#### Set task
Reproduce exactly, and nothing else, the lines from the one that contains "Clone this chart in matplotlib." through the one that contains "-0.7, -0.9, -1.0]". Leave the pictures out.

#### Available data
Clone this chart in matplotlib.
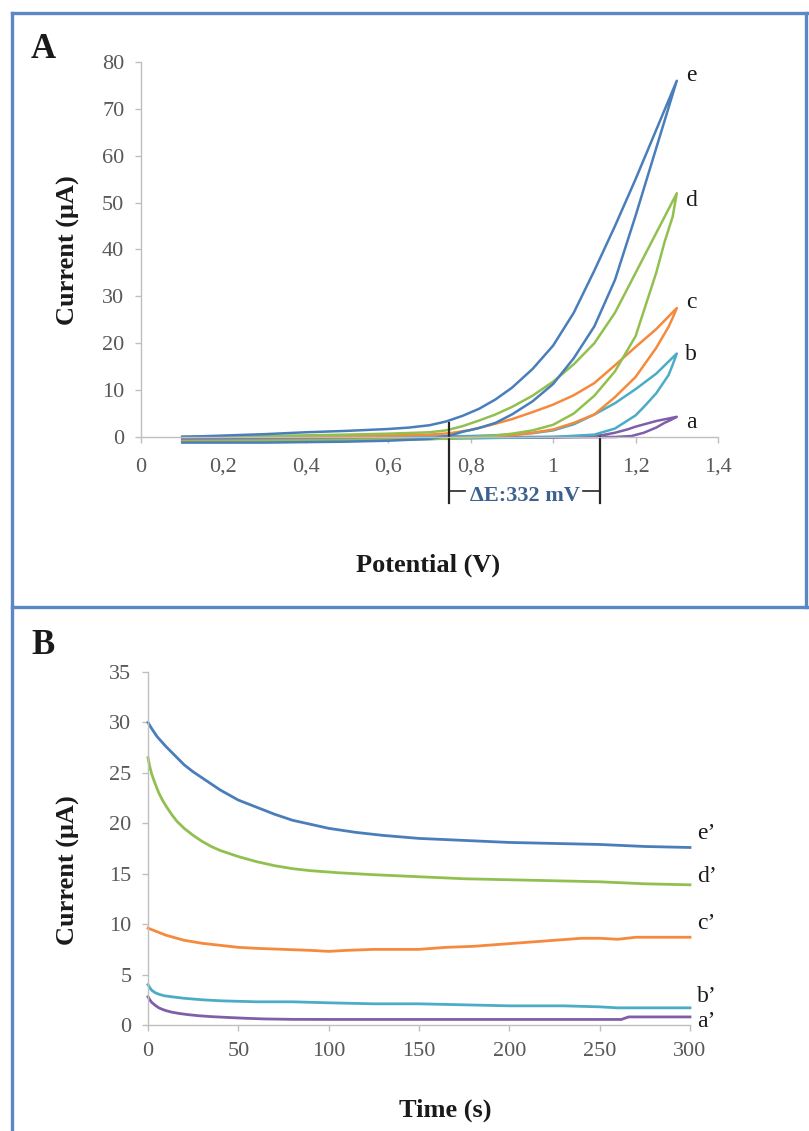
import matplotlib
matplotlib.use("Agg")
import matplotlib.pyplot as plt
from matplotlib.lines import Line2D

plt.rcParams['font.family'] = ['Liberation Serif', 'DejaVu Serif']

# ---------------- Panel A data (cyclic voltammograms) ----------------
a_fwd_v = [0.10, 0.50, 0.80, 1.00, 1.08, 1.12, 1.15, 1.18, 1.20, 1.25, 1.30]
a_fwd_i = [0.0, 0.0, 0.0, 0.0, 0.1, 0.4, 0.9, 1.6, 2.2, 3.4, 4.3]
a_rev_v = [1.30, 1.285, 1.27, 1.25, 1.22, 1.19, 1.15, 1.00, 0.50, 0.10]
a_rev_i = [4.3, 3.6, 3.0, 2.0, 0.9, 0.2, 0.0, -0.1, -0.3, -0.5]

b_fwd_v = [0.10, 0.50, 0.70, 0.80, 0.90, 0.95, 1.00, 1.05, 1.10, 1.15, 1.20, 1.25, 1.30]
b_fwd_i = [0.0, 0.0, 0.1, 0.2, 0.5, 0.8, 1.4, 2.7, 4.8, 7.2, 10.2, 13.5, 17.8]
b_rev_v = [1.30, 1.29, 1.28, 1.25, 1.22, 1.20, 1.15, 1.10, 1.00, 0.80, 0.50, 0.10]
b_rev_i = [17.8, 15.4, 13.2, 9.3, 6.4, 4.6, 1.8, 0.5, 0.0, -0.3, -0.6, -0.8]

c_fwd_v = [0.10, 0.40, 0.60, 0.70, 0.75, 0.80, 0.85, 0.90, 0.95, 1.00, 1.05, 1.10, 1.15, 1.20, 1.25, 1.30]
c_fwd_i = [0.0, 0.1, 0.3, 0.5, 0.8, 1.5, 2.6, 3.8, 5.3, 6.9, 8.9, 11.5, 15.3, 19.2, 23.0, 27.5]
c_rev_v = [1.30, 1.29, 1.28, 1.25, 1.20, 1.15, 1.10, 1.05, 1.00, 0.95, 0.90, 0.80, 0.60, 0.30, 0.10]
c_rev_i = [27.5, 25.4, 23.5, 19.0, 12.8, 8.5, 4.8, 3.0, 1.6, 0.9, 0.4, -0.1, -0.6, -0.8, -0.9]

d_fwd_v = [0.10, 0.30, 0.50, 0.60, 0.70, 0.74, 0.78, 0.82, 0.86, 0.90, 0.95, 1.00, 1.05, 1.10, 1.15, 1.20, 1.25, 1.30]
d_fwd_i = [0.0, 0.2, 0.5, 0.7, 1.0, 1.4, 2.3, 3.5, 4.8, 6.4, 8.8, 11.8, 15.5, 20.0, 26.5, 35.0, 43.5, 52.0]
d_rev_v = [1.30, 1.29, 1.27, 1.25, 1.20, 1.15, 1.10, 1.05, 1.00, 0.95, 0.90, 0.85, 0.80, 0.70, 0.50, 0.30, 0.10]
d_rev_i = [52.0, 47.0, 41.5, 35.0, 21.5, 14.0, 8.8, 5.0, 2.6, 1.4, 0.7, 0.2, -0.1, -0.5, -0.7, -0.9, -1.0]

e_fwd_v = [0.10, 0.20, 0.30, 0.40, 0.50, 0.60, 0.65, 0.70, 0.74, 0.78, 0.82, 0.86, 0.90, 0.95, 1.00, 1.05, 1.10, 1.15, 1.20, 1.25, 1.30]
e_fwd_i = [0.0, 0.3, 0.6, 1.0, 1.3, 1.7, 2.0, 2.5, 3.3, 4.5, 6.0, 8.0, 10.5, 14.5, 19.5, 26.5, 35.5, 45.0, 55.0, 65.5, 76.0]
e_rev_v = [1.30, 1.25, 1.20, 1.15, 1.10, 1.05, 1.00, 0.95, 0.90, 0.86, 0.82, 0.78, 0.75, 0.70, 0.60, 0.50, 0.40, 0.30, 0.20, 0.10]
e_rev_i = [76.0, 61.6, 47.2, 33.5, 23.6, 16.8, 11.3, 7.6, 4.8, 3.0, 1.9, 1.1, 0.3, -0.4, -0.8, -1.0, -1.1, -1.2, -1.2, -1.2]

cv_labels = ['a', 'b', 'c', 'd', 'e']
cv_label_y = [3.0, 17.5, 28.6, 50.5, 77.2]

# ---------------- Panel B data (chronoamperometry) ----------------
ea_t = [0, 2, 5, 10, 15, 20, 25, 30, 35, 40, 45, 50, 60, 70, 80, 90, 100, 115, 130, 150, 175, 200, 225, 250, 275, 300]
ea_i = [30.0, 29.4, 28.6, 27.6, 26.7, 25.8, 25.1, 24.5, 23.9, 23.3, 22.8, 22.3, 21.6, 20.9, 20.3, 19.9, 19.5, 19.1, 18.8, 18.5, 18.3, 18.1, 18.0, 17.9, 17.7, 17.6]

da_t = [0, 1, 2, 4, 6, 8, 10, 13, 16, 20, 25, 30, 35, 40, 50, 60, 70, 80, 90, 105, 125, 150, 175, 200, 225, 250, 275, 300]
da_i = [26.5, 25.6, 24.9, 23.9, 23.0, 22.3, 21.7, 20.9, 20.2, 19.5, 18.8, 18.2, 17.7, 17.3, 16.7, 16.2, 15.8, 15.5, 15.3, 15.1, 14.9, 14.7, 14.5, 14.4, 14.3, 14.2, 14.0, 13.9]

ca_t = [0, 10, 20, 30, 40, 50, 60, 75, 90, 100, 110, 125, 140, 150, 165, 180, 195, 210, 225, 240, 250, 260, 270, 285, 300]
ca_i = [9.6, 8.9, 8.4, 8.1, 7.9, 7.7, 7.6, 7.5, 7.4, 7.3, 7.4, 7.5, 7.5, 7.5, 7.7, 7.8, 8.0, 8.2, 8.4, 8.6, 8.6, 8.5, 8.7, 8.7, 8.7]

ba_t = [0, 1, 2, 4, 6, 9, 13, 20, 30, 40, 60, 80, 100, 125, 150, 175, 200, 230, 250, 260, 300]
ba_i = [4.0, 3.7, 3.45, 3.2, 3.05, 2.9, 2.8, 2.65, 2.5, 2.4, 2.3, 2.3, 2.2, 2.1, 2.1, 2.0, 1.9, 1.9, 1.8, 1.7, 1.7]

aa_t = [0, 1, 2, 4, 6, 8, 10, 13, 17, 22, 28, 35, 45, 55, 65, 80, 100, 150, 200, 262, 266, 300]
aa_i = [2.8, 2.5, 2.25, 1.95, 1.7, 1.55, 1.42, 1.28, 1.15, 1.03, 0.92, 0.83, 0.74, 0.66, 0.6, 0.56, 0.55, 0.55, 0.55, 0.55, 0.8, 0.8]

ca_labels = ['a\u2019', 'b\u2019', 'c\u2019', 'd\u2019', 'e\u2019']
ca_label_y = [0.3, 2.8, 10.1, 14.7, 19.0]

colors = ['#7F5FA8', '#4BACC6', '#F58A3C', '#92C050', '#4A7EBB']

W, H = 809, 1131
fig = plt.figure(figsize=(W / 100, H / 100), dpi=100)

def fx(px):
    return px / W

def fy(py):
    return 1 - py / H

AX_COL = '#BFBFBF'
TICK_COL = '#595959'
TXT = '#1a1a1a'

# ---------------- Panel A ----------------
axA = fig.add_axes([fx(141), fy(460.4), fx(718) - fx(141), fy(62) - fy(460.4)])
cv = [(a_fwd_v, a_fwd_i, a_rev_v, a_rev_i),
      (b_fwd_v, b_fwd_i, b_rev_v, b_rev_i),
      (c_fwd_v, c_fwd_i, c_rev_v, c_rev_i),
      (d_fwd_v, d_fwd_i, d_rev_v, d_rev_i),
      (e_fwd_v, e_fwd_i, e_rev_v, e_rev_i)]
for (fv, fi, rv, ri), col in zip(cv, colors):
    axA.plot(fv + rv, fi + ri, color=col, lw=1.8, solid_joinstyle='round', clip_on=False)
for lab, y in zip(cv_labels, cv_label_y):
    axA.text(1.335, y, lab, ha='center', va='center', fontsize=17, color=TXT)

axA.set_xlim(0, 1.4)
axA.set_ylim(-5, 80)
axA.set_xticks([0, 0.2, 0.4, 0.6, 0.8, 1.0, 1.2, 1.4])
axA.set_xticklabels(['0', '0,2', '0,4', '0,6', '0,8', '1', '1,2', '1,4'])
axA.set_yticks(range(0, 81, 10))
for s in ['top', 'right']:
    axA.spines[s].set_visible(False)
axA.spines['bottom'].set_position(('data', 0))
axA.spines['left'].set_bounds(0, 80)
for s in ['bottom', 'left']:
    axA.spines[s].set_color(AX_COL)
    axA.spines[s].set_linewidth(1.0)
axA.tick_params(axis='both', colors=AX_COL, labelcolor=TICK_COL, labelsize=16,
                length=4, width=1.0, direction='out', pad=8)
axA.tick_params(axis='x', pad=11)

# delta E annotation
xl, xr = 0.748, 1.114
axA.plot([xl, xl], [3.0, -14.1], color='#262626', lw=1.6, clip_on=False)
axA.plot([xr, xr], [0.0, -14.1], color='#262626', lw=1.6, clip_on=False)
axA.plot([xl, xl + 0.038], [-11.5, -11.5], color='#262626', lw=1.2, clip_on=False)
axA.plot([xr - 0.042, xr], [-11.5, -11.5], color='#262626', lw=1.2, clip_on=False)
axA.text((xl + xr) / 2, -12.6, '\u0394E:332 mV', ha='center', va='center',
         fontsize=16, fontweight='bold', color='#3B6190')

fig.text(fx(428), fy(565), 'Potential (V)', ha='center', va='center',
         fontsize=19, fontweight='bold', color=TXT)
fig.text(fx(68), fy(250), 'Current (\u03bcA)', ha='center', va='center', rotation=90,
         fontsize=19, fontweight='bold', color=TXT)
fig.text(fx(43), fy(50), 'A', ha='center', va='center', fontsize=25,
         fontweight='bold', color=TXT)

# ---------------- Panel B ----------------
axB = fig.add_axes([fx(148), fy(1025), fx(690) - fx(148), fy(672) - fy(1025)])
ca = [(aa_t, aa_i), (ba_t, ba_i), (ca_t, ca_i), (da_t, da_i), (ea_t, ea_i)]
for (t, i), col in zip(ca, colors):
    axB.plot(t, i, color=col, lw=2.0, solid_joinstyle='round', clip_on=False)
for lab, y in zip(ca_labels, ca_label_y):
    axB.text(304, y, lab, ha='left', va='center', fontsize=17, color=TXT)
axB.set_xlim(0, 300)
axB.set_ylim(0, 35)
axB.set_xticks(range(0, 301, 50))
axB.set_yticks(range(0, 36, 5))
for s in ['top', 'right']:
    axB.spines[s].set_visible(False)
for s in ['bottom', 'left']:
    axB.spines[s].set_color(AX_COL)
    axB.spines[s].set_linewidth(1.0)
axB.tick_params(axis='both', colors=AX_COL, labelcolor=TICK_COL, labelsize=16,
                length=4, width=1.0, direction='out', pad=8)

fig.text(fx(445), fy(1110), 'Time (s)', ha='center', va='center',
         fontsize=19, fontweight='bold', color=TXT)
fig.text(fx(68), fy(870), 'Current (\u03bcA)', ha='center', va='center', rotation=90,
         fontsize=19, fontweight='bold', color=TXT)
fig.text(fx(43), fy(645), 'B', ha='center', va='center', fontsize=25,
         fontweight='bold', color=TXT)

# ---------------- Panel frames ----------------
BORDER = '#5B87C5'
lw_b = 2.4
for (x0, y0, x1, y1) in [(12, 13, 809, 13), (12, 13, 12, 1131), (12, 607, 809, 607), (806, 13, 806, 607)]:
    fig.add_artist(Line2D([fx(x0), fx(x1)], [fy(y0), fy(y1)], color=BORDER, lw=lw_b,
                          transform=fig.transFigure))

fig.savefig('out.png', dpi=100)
--
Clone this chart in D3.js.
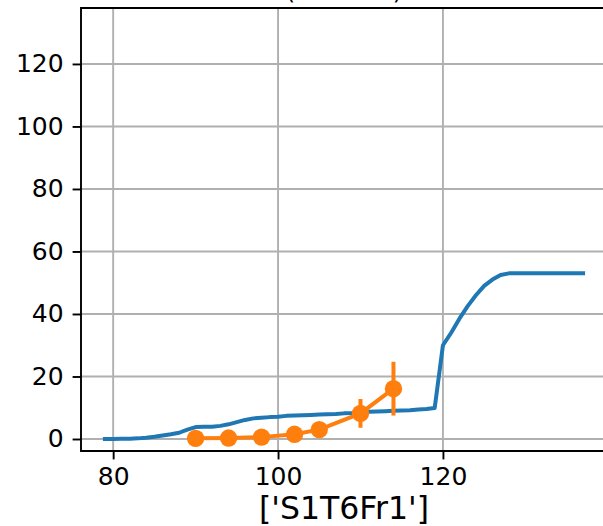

#### Task response
Clone this chart in matplotlib.
import matplotlib
matplotlib.use("Agg")
import matplotlib.pyplot as plt
from matplotlib.lines import Line2D

plt.rcParams['font.family'] = ['Liberation Serif', 'DejaVu Serif']

# ---------------- Panel A data (cyclic voltammograms) ----------------
a_fwd_v = [0.10, 0.50, 0.80, 1.00, 1.08, 1.12, 1.15, 1.18, 1.20, 1.25, 1.30]
a_fwd_i = [0.0, 0.0, 0.0, 0.0, 0.1, 0.4, 0.9, 1.6, 2.2, 3.4, 4.3]
a_rev_v = [1.30, 1.285, 1.27, 1.25, 1.22, 1.19, 1.15, 1.00, 0.50, 0.10]
a_rev_i = [4.3, 3.6, 3.0, 2.0, 0.9, 0.2, 0.0, -0.1, -0.3, -0.5]

b_fwd_v = [0.10, 0.50, 0.70, 0.80, 0.90, 0.95, 1.00, 1.05, 1.10, 1.15, 1.20, 1.25, 1.30]
b_fwd_i = [0.0, 0.0, 0.1, 0.2, 0.5, 0.8, 1.4, 2.7, 4.8, 7.2, 10.2, 13.5, 17.8]
b_rev_v = [1.30, 1.29, 1.28, 1.25, 1.22, 1.20, 1.15, 1.10, 1.00, 0.80, 0.50, 0.10]
b_rev_i = [17.8, 15.4, 13.2, 9.3, 6.4, 4.6, 1.8, 0.5, 0.0, -0.3, -0.6, -0.8]

c_fwd_v = [0.10, 0.40, 0.60, 0.70, 0.75, 0.80, 0.85, 0.90, 0.95, 1.00, 1.05, 1.10, 1.15, 1.20, 1.25, 1.30]
c_fwd_i = [0.0, 0.1, 0.3, 0.5, 0.8, 1.5, 2.6, 3.8, 5.3, 6.9, 8.9, 11.5, 15.3, 19.2, 23.0, 27.5]
c_rev_v = [1.30, 1.29, 1.28, 1.25, 1.20, 1.15, 1.10, 1.05, 1.00, 0.95, 0.90, 0.80, 0.60, 0.30, 0.10]
c_rev_i = [27.5, 25.4, 23.5, 19.0, 12.8, 8.5, 4.8, 3.0, 1.6, 0.9, 0.4, -0.1, -0.6, -0.8, -0.9]

d_fwd_v = [0.10, 0.30, 0.50, 0.60, 0.70, 0.74, 0.78, 0.82, 0.86, 0.90, 0.95, 1.00, 1.05, 1.10, 1.15, 1.20, 1.25, 1.30]
d_fwd_i = [0.0, 0.2, 0.5, 0.7, 1.0, 1.4, 2.3, 3.5, 4.8, 6.4, 8.8, 11.8, 15.5, 20.0, 26.5, 35.0, 43.5, 52.0]
d_rev_v = [1.30, 1.29, 1.27, 1.25, 1.20, 1.15, 1.10, 1.05, 1.00, 0.95, 0.90, 0.85, 0.80, 0.70, 0.50, 0.30, 0.10]
d_rev_i = [52.0, 47.0, 41.5, 35.0, 21.5, 14.0, 8.8, 5.0, 2.6, 1.4, 0.7, 0.2, -0.1, -0.5, -0.7, -0.9, -1.0]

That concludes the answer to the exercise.